Wer klopft denn da an meine Tür?
Who’s That Knocking at My Door? | USA | 1967
IMDb, OFDb, Schnittberichte
1. Man merkt Martin Scorseses Debüt die jahrelange Produktionszeit deutlich an. Über drei bis vier Jahre aus einer Studiums-Abschlussarbeit entstanden, verbindet der Film unterschiedliche Inhalt und Formate teils recht ruppig miteinander. Die Partysequenzen sind die ältesten, die Liebegeschichte mit der von Zina Bethune gegebenen Blondine entstanden deutlich danach und die amourösen Abenteuer von J.R. (Harvey Keitel als Spielfilmdebütant) wurden gar nachträglich in Amsterdam gedreht, um den Film letztendlich in den Verleih bringen zu können. Der Storyline tut eine solche Entstehungsgeschichte natürlich nur sehr bedingt gut, die einzelnen Fragmente fügen sich bisweilen äußerst grob ineinander. Umso erstaunlicher ist es da, dass Scorsese und seine Cutterin Thelma Schoonmaker, die diesen Job bis heute für ihn verrichtet, den Film trotzdem nicht darunter leiden lassen. Der simple Kniff, vieles in der Erinnerung von J.R. spielen zu lassen, gewährt entsprechende Freiräume.

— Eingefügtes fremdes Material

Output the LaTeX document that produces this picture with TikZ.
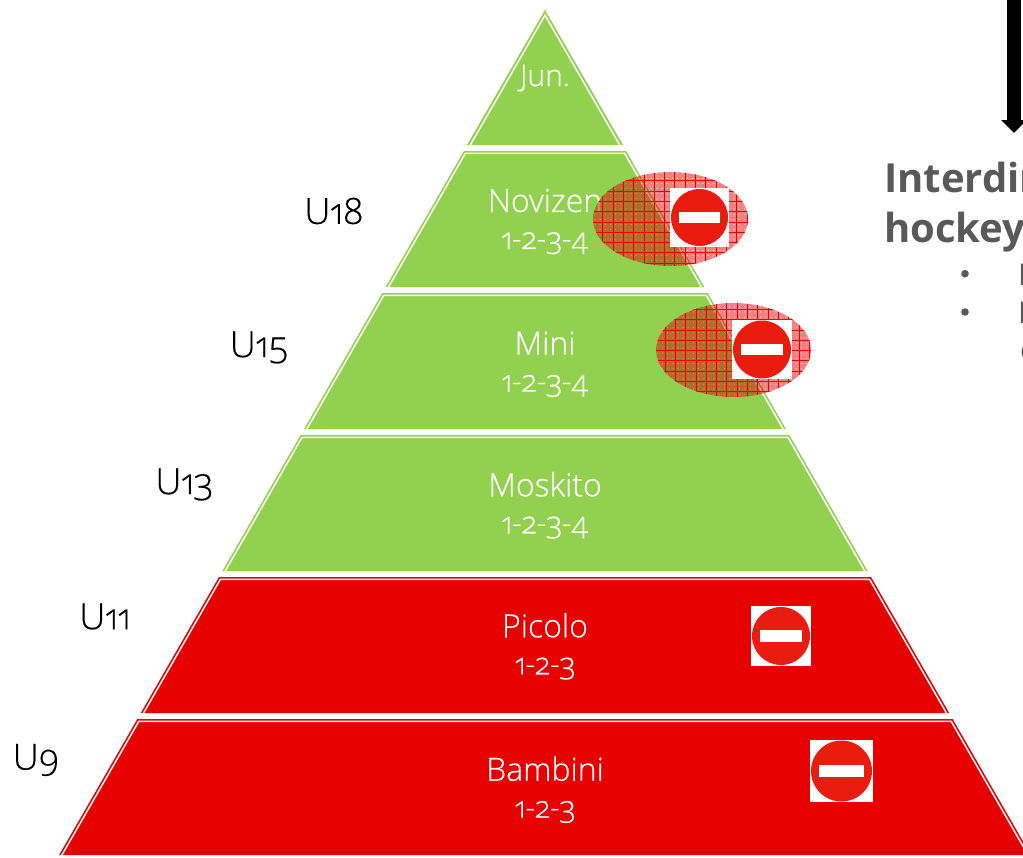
\documentclass[tikz,border=0pt]{standalone}
\usepackage{fontspec}
\setmainfont[Numbers=OldStyle,BoldFont={Open Sans Light},BoldFeatures={FakeBold=0.45}]{Open Sans Light}
\newfontfamily\headfont{Open Sans}
\usetikzlibrary{arrows.meta,calc}
\definecolor{tiergreen}{RGB}{146,208,80}
\definecolor{tierred}{RGB}{230,0,0}
\definecolor{signred}{RGB}{234,28,16}
\definecolor{headgray}{RGB}{89,89,89}
\newcommand{\tier}[3]{% top, bottom, colour
  \pgfmathsetmacro{\ot}{0.575*(#1-10)}\pgfmathsetmacro{\ob}{0.575*(#2-10)}
  \pgfmathsetmacro{\tt}{0.575*(#1+2.4-10)-2.8}\pgfmathsetmacro{\bb}{0.575*(#2+3-10)-2.8}
  \fill[#3] (545-\ot,#1)--(545+\ot,#1)--(545+\ob,#2)--(545-\ob,#2)--cycle;
  \draw[white,line width=1.5pt,line join=miter] (545-\bb,#2+3)--(545-\tt,#1+2.4)--(545+\tt,#1+2.4)--(545+\bb,#2+3);
}
\newcommand{\dig}[1]{{\fontsize{30}{37}\selectfont #1}}
\tikzset{
  tiertext/.style={white,font=\bfseries\fontsize{32}{37}\selectfont,align=center,inner sep=0pt},
  agelabel/.style={black,font=\bfseries\fontsize{36}{40}\selectfont,inner sep=0pt},
  headtext/.style={anchor=base west,inner sep=0pt,font=\headfont\bfseries\fontsize{40}{48}\selectfont,text=headgray},
  bullettext/.style={anchor=base west,inner sep=0pt,font=\headfont\fontsize{30}{36}\selectfont,text=headgray},
}
\newcommand{\nosign}[7]{% x0,x1,y0,y1,r,barhalfw,barhalfh
  \fill[white] (#1,#3) rectangle (#2,#4);
  \fill[signred] ({(#1+#2)/2},{(#3+#4)/2}) circle (#5);
  \fill[white] ({(#1+#2)/2-#6},{(#3+#4)/2-#7}) rectangle ({(#1+#2)/2+#6},{(#3+#4)/2+#7});
}
\newcommand{\hatchell}[4]{% cx,cy,first vertical line,first horizontal line
  \begin{scope}
    \clip (#1,#2) ellipse [x radius=77.5,y radius=47];
    \fill[red!90!black,opacity=.49,even odd rule] (#1-80,#2-50) rectangle (#1+80,#2+50)
      foreach \i in {0,...,31}{ foreach \j in {0,...,19}{
        (#3-10.3+\i*5.15+2.1,#4-10.3+\j*5.15+2.1) rectangle ++(1,1) } };
    \foreach \k in {0,...,15}{\draw[tierred,line width=.7pt] (#3+\k*10.3,#2-50)--(#3+\k*10.3,#2+50);}
    \foreach \k in {0,...,9}{\draw[tierred,line width=.7pt] (#1-80,#4+\k*10.3)--(#1+80,#4+\k*10.3);}
  \end{scope}
}
\begin{document}
\begin{tikzpicture}[x=1pt,y=-1pt]
\useasboundingbox (0,0) rectangle (1023,857);
\clip (0,0) rectangle (1023,857);
\fill[white] (0,0) rectangle (1023,857);
% top triangle
\fill[tiergreen] (545,10)--(623,145)--(467,145)--cycle;
\draw[white,line width=1.5pt,line join=miter] (468.6,148)--(545,15.2)--(621.4,148);
\draw[tiergreen!70,line width=.4pt] (545,11) circle (1.4);
\tier{151}{287}{tiergreen}
\tier{293}{429}{tiergreen}
\tier{435}{571}{tiergreen}
\tier{577}{713}{tierred}
\tier{719}{855}{tierred}
\node[tiertext] (jun) at (545,78) {\dig{Jun.}};
\node[tiertext] (nov) at (545,221.5) {Novizen\\\dig{1-2-3-4}};
\node[tiertext] (mini) at (545,364.2) {Mini\\\dig{1-2-3-4}};
\node[tiertext] (mos) at (545,505.3) {Moskito\\\dig{1-2-3-4}};
\node[tiertext] (pic) at (545,646.3) {Picolo\\\dig{1-2-3}};
\node[tiertext] (bam) at (545,789.7) {Bambini\\\dig{1-2-3}};
\node[agelabel] (u18) at (334,211) {U18};
\node[agelabel] (u15) at (259,347.5) {U15};
\node[agelabel] (u13) at (184,484.5) {U13};
\node[agelabel] (u11) at (105,616.5) {U11};
\node[agelabel] (u9) at (36,760) {U9};
\hatchell{670.5}{219}{602.7}{180.7}
\hatchell{733.5}{350}{665}{309.3}
\nosign{670}{729}{188}{247}{28.5}{20.5}{5.5}
\nosign{732}{792}{320}{379}{29}{21}{5.5}
\nosign{751}{811}{606}{666}{29}{21}{6}
\nosign{810}{873}{740}{802}{30.5}{22.5}{6}
\coordinate (arrtop) at (1014,-10);
\coordinate (arrtip) at (1014,133);
\draw[black,line width=14pt,-{Triangle[width=25pt,length=13pt]}] (arrtop)--(arrtip);
\node[headtext] (head1) at (884,192) {Interdin};
\node[headtext] (head2) at (884,242) {hockey};
\fill[headgray] (965,273.7) circle (3.8);
\fill[headgray] (965,312) circle (3.8);
\node[bullettext] (b1) at (1018,285) {E};
\node[bullettext] (b2) at (1018,323) {E};
\node[bullettext] (b3) at (1020,360) {c};
\end{tikzpicture}
\end{document}
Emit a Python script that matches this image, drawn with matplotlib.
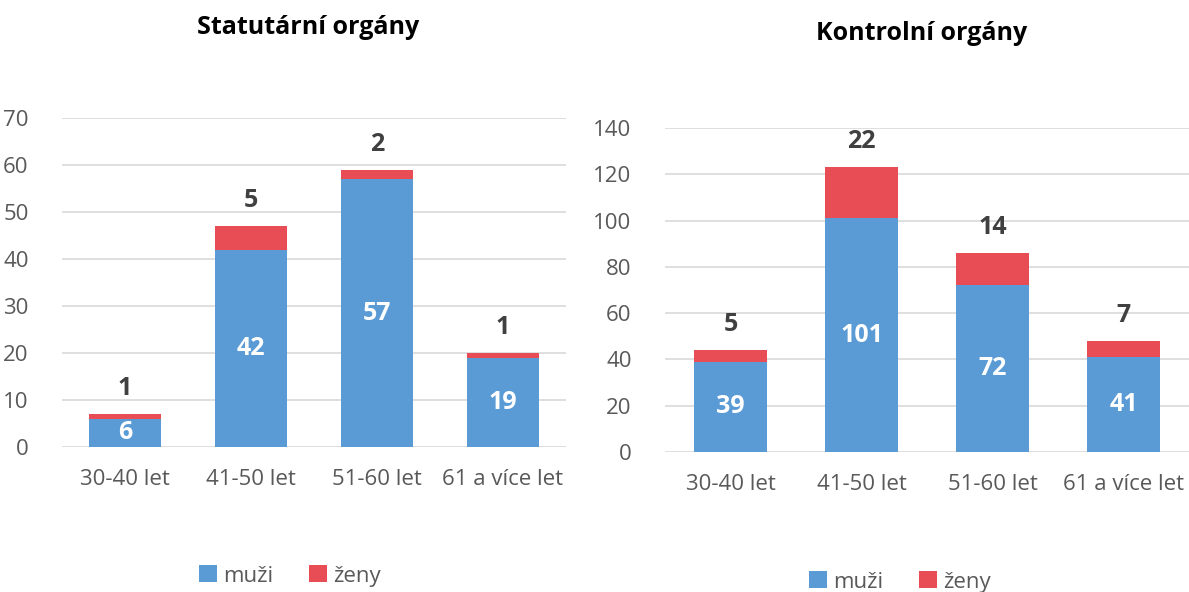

2. Scorsese ist mutig. Schon die erste Unterhaltung von J.R. und seiner zukünftigen Freundin besticht durch inszenatorische Extravaganz. Statt Schuss und Gegenschuss zu nutzen, lässt er die Kamera langsam um die Gesprächspartner schwenken, filmt beide von hinten oder platziert das Objektiv über ihren Köpfen. Fünf Minuten lang begleitet er so einen Dialog über Filmklassiker und ihre Protagonisten. Die Amsterdam-Szene mutet (auch wegen der Musik von The Doors) in ihrer Ziellosigkeit geradezu psychedelisch an, immer wieder nutzt Scorsese Zeitlupen oder lässt einzelne Einstellungen wiederholt ablaufen. Mal hat man den Eindruck, dass hier ein experimentierfreudiger Student werkelt, mal ist man fest davon überzeugt, dass er schon zu diesem Zeitpunkt klare Vorstellungen davon hatte, wie seine Filme aussehen sollen. Spannend.
3. Scorsese verarbeitet seine eigene Zerrissenheit zwischen der Kirche (seinem ersten Berufswunsch) und dem Filmwesen in der Figur J.R. Der lebt ebenfalls zwischen einer Partywelt, in die seine Kumpels ihn führen und in der „Miezen“ von höchster Bedeutung sind, und der katholischen Welt seiner Familie. So weist er seine neue Freundin in einer sehr intimen Szene zurück, da die Marienstatuen der Mutter sie beobachten. Sein konservatives Weltbild macht ihn unfähig, mit der Vergewaltigung seiner Freundin mitfühlend umzugehen, vielmehr beleidigt er sie; ein Ausdruck größter Unfähigkeit, die eigenen Empfindungen, die eigene Zerrissenheit auszudrücken. In diesen Szenen ist Scorsese am engsten an seiner Hauptfigur dran – und vielleicht auch an sich selbst.
4. Der Film weist bereits eine von Scorseses größten filmischen Fähigkeiten auf: das (mitunter an der Gesellschaft vorbeilaufende) Leben von Menschen (in New York) zu beobachten. Die Autofahrten, die Bergbesteigung, die Schlägereien auf der Straße, der Sex mit den Unbekannten; all diese Szenen fügen sich zu einem Bild, dass das Leben eines jungen Italianamerican (nicht zufällig auch der Name einer 1974 veröffentlichten Dokumentation von Scorsese) darstellt. Und dann passt auch die eingangs erwähnte grobe Zusammensetzung des Films plötzlich wunderbar ins Bild.